I wanted to share one of my favorite quotes applying to the sports training process. It comes from Thomas Kurz and his book the Science of Sports Training.
“Training is efficient if the highest sports result is achieved with the least expense of time and energy.”
I think this is one of the most important concepts that any coach, strength and conditioning, or sports coach, can adhere to. How many times do we see a coach do something only because that’s how they did it when they played, or that’s how it’s always been done? I actually think this philosophy is one of the more ridiculous things going on in sport. If there is no purpose for something being included in a training session or practice, then why waste an adaptation athlete’s energy doing it.
Early in my career I was actually told by coaches to run athletes during practices to keep them busy. It was a “make up a run for them so we can buy some more time.” This type of attitude and misunderstanding of the sports training process is part of the problem in athletics today.
When programming an athlete’s training everything in the plan should have reason and a purpose with the end result being an increase in their sport. The sports training process isn’t about random exercises throughout a week with little thought as to the endpoint. Saving the body’s energy reserves by eliminating excess training becomes paramount for the adaptation process to occur. Athletes will adapt to the stimulus provided. Provide them with a bunch of randomly placed exercises and energy system work and you will get haphazard adaptation and large amounts of fatigue.
Charlie Francis, famed Canadian sprint coach, loved the olympic lifts due to the high amount of motor unit activation. Instead of spending an hour or more in the weight room after a sprint training session with exercise after exercise, Charlie felt they could hit the majority of the motor units within the body with a few olympic movements and get out quick. This way the majority of their time was devoted to adapting to their speed sessions, with the weight room serving as an accessory to the ultimate goal of being faster. He didn’t want to impede results by fatiguing athletes even more in the weight room. Often times, they might only perform one or two exercises depending on how their track session went. But in the end he believed in utilizing the least amount of volume that could produce the stimulus he was after.

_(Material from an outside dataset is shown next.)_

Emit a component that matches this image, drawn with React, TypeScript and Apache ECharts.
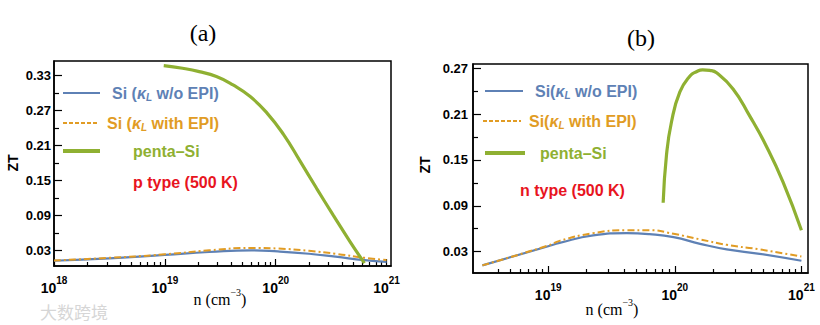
import React, { useEffect, useRef } from "react";
import * as echarts from "echarts";

// ---- data (x values are log10 of n in cm^-3) ----
const leftSiX = [18.0, 18.5, 19.0, 19.4, 19.78, 20.02, 20.3, 20.54, 20.8, 21.0];
const leftBlue = [0.012, 0.016, 0.022, 0.027, 0.030, 0.028, 0.024, 0.019, 0.013, 0.010];
const leftOrange = [0.0125, 0.017, 0.023, 0.030, 0.034, 0.033, 0.029, 0.024, 0.017, 0.0135];
const leftGreenX = [18.99, 19.16, 19.31, 19.465, 19.615, 19.77, 19.92, 20.07, 20.22, 20.37, 20.52, 20.67, 20.8];
const leftGreen = [0.347, 0.3425, 0.3368, 0.3283, 0.3139, 0.294, 0.266, 0.229, 0.183, 0.136, 0.09, 0.045, 0.008];

const rightSiX = [18.48, 19.0, 19.09, 19.355, 19.62, 19.8, 19.99, 20.2, 20.41, 20.67, 21.0];
const rightBlue = [0.012, 0.037, 0.0415, 0.0512, 0.0542, 0.0529, 0.049, 0.0402, 0.0329, 0.0271, 0.018];
const rightOrange = [0.012, 0.038, 0.0441, 0.0542, 0.0581, 0.0581, 0.0533, 0.046, 0.0389, 0.0329, 0.0235];
const rightGreenX = [19.908, 19.934, 19.974, 20.04, 20.12, 20.17, 20.22, 20.276, 20.33, 20.46, 20.59, 20.72, 20.855, 21.0];
const rightGreen = [0.094, 0.156, 0.2, 0.239, 0.26, 0.2655, 0.268, 0.2672, 0.264, 0.243, 0.208, 0.169, 0.121, 0.058];

// ---- ticks ----
const leftXMajor = [18, 19, 20, 21];
const rightXMajor = [19, 20, 21];
const minorMultipliers = [2, 3, 4, 5, 6, 7, 8, 9];
const leftDecades = [18, 19, 20];
const rightDecades = [18, 19, 20];
const yMajor = [0.03, 0.09, 0.15, 0.21, 0.27, 0.33];
const yMinor = [0.06, 0.12, 0.18, 0.24, 0.3];
const rightYMajor = [0.03, 0.09, 0.15, 0.21, 0.27];
const rightYMinor = [0.06, 0.12, 0.18, 0.24];

const BLUE = "#5E81B5";
const ORANGE = "#E19C24";
const GREEN = "#8FB032";
const RED = "#E8141E";
const SANS = "Liberation Sans";
const SERIF = "Liberation Serif";

const pairs = (xs: number[], ys: number[]) => xs.map((x, i) => [x, ys[i]]);
const minorTicks = (decades: number[], lo: number, hi: number) => {
  const out: number[] = [];
  decades.forEach((d) =>
    minorMultipliers.forEach((m) => {
      const v = d + Math.log10(m);
      if (v >= lo && v <= hi) out.push(v);
    })
  );
  return out;
};

function App() {
  const ref = useRef<HTMLDivElement>(null);
  useEffect(() => {
    if (!ref.current) return;
    const chart = echarts.init(ref.current, undefined, { renderer: "svg" });

    const LX = [18, 21.04];
    const RX = [18.406, 21.052];
    const LY = [0.003, 0.355];
    const RY = [0.002, 0.2756];

    const xLabel = {
      fontFamily: SANS,
      fontWeight: "bold",
      fontSize: 14,
      color: "#000",
      margin: 9,
      formatter: (v: number) => `{b|10}{s|${Math.round(v)}}`,
      rich: {
        b: { fontFamily: SANS, fontWeight: "bold", fontSize: 14, color: "#000", lineHeight: 20, verticalAlign: "bottom" },
        s: { fontFamily: SANS, fontWeight: "bold", fontSize: 10, color: "#000", lineHeight: 20, verticalAlign: "top" },
      },
    };
    const axisLine = { show: true, lineStyle: { color: "#000", width: 1.5 } };

    const majorX = (grid: number, range: number[], ticks: number[]) => ({
      type: "value",
      gridIndex: grid,
      position: "bottom",
      min: range[0],
      max: range[1],
      axisLine,
      splitLine: { show: false },
      axisTick: { show: true, inside: true, length: 7, customValues: ticks, lineStyle: { color: "#000", width: 1.2 } },
      axisLabel: { ...xLabel, customValues: ticks, showMinLabel: true, showMaxLabel: true },
    });
    const minorX = (grid: number, range: number[], ticks: number[]) => ({
      type: "value",
      gridIndex: grid,
      position: "bottom",
      min: range[0],
      max: range[1],
      axisLine: { show: false },
      splitLine: { show: false },
      axisTick: { show: true, inside: true, length: 4, customValues: ticks, lineStyle: { color: "#000", width: 1.2 } },
      axisLabel: { show: false },
    });
    const majorY = (grid: number, range: number[], ticks: number[], margin: number) => ({
      type: "value",
      gridIndex: grid,
      position: "left",
      min: range[0],
      max: range[1],
      axisLine,
      splitLine: { show: false },
      axisTick: { show: true, inside: true, length: 8, customValues: ticks, lineStyle: { color: "#000", width: 1.2 } },
      axisLabel: {
        customValues: ticks,
        fontFamily: SANS,
        fontWeight: "bold",
        fontSize: 13,
        color: "#000",
        margin,
        formatter: (v: number) => v.toFixed(2),
      },
    });
    const minorY = (grid: number, range: number[], ticks: number[]) => ({
      type: "value",
      gridIndex: grid,
      position: "left",
      min: range[0],
      max: range[1],
      axisLine: { show: false },
      splitLine: { show: false },
      axisTick: { show: true, inside: true, length: 5, customValues: ticks, lineStyle: { color: "#000", width: 1.2 } },
      axisLabel: { show: false },
    });

    const line = (name: string, xi: number, yi: number, data: number[][], color: string, width: number, type: any) => ({
      name,
      type: "line",
      xAxisIndex: xi,
      yAxisIndex: yi,
      data,
      smooth: 0.5,
      showSymbol: false,
      symbol: "none",
      lineStyle: { color, width, type },
      z: color === GREEN ? 3 : 2,
    });

    const subLabel = (x: number, y: number, text: string, color: string) => ({
      type: "text",
      x,
      y,
      style: {
        text,
        fill: color,
        font: `bold 16px "${SANS}"`,
        verticalAlign: "middle",
        rich: {
          n: { fontFamily: SANS, fontWeight: "bold", fontSize: 16, fill: color, color, lineHeight: 20, verticalAlign: "middle" },
          k: { fontFamily: SANS, fontWeight: "bold", fontStyle: "italic", fontSize: 16, fill: color, color, lineHeight: 20, verticalAlign: "middle" },
          l: { fontFamily: SANS, fontWeight: "bold", fontStyle: "italic", fontSize: 10, fill: color, color, lineHeight: 20, verticalAlign: "bottom", padding: [0, 0, 1, 0] },
        },
      },
    });
    const plainLabel = (x: number, y: number, text: string, color: string) => ({
      type: "text",
      x,
      y,
      style: { text, fill: color, font: `bold 16px "${SANS}"`, verticalAlign: "middle" },
    });
    const legLine = (x1: number, x2: number, y: number, color: string, width: number, dash?: number[]) => ({
      type: "line",
      shape: { x1, y1: y, x2, y2: y },
      style: { stroke: color, lineWidth: width, lineDash: dash || null },
    });
    const axisName = (x: number, y: number) => ({
      type: "text",
      x,
      y,
      style: {
        text: "{a|n (cm}{s|−3}{a|)}",
        align: "center",
        verticalAlign: "middle",
        rich: {
          a: { fontFamily: SERIF, fontSize: 16, fill: "#000", color: "#000", lineHeight: 20, verticalAlign: "bottom" },
          s: { fontFamily: SERIF, fontSize: 10, fill: "#000", color: "#000", lineHeight: 20, verticalAlign: "top" },
        },
      },
    });
    const zt = (x: number, y: number) => ({
      type: "text",
      x,
      y,
      rotation: Math.PI / 2,
      style: { text: "ZT", fill: "#000", font: `bold 14px "${SANS}"`, align: "center", verticalAlign: "middle" },
    });

    chart.setOption({
      animation: false,
      backgroundColor: "#fff",
      grid: [
        { left: 54, top: 61, width: 337, height: 205, show: true, borderColor: "#000", borderWidth: 1.5, backgroundColor: "transparent" },
        { left: 473, top: 64, width: 335, height: 209, show: true, borderColor: "#000", borderWidth: 1.5, backgroundColor: "transparent" },
      ],
      xAxis: [
        majorX(0, LX, leftXMajor),
        minorX(0, LX, minorTicks(leftDecades, LX[0] + 0.01, LX[1])),
        majorX(1, RX, rightXMajor),
        minorX(1, RX, minorTicks(rightDecades, 18.55, RX[1])),
      ],
      yAxis: [
        majorY(0, LY, yMajor, 3),
        minorY(0, LY, yMinor),
        majorY(1, RY, rightYMajor, 5),
        minorY(1, RY, rightYMinor),
      ],
      series: [
        line("Si w/o EPI (p)", 0, 0, pairs(leftSiX, leftBlue), BLUE, 2.2, "solid"),
        line("Si with EPI (p)", 0, 0, pairs(leftSiX, leftOrange), ORANGE, 2, [7, 3, 2, 3]),
        line("penta-Si (p)", 0, 0, pairs(leftGreenX, leftGreen), GREEN, 3.2, "solid"),
        line("Si w/o EPI (n)", 2, 2, pairs(rightSiX, rightBlue), BLUE, 2.2, "solid"),
        line("Si with EPI (n)", 2, 2, pairs(rightSiX, rightOrange), ORANGE, 2, [7, 3, 2, 3]),
        line("penta-Si (n)", 2, 2, pairs(rightGreenX, rightGreen), GREEN, 3.2, "solid"),
      ],
      graphic: [
        { type: "text", x: 203, y: 33, style: { text: "(a)", fill: "#000", font: `24px "${SERIF}"`, align: "center", verticalAlign: "middle" } },
        { type: "text", x: 641, y: 38, style: { text: "(b)", fill: "#000", font: `24px "${SERIF}"`, align: "center", verticalAlign: "middle" } },
        zt(13, 163),
        zt(425, 165),
        axisName(220, 297),
        axisName(612, 307),
        // left legend
        legLine(63, 100, 93, BLUE, 2.2),
        subLabel(112, 93, "{n|Si (}{k|κ}{l|L}{n| w/o EPI)}", BLUE),
        legLine(63, 98, 123, ORANGE, 2, [4, 2]),
        subLabel(107, 123, "{n|Si (}{k|κ}{l|L}{n| with EPI)}", ORANGE),
        legLine(63, 100, 151, GREEN, 4),
        plainLabel(133, 151, "penta–Si", GREEN),
        plainLabel(133, 182, "p type (500 K)", RED),
        // right legend
        legLine(485, 523, 91, BLUE, 2.2),
        subLabel(535, 91, "{n|Si(}{k|κ}{l|L}{n| w/o EPI)}", BLUE),
        legLine(483, 521, 121, ORANGE, 2, [4, 2]),
        subLabel(529, 121, "{n|Si(}{k|κ}{l|L}{n| with EPI)}", ORANGE),
        legLine(485, 525, 153, GREEN, 4),
        plainLabel(540, 153, "penta–Si", GREEN),
        plainLabel(520, 190, "n type (500 K)", RED),
        // watermark
        { type: "text", x: 40, y: 311, style: { text: "大数跨境", fill: "#d6d6d6", font: `17px "Noto Sans CJK SC"`, verticalAlign: "middle" } },
      ],
    });
    return () => chart.dispose();
  }, []);
  return <div ref={ref} style={{ position: "fixed", left: 0, top: 0, width: 820, height: 325 }} />;
}

export default App;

Hypothetically, if an athlete can achieve the same goal necessary with a 50% reduced workload then it is a far more efficient route to take. Not doing so takes much more energy. We don’t want this when that energy could’ve been used for the adaptation process. Gone should be the days of running 10 repeat – 300 yard shuttles, or timed 2 miles, because that’s what “we did 15 years ago for conditioning,” and you haven’t thought of anything better.
Athletes actually repair and adapt to a training stimulus away from the arena. When too much stress is created without enough time for recovery the body cannot compensate and becomes further depressed. Over time an athlete becomes overtrained and proper adaptation cannot take place, as well as delays in future adaptation. Recovery and restoration can be just as important as the training means themselves. Too often athletes and coaches forget this important fact. The “more is better” attitude. More isn’t always better, and in fact in sports performance training I would generally say less is better. I would rather undertrain an athlete than overtrain one. Quality matters first and foremost. Lose quality and you begin to go down a dark road of possible injury, lackluster transfer, etc.
Many times coaches, and athletes inability to properly ration training means, sports training, rest, recovery, and nutrition is where breakdowns occur. Understanding why you’re doing what you’re doing is paramount. I’ve been ridiculed before for my approach to training athletes. I don’t frequently use a high volume because I believe the weight room acts only as a supplement to their sport. The energy one spends in the weight room takes away from the actual sport itself. Obviously if you’re an olympic lifter, or powerlifter then you’re exempt here.
Account for everything when programming an athlete’s training. Make sure that it will lead you in the direction you want to go in the most efficient manner with the least amount of time, and energy expenditure. Know the why’s, what’s, and how’s to creating an athlete’s training and it will give you a great chance to succeed.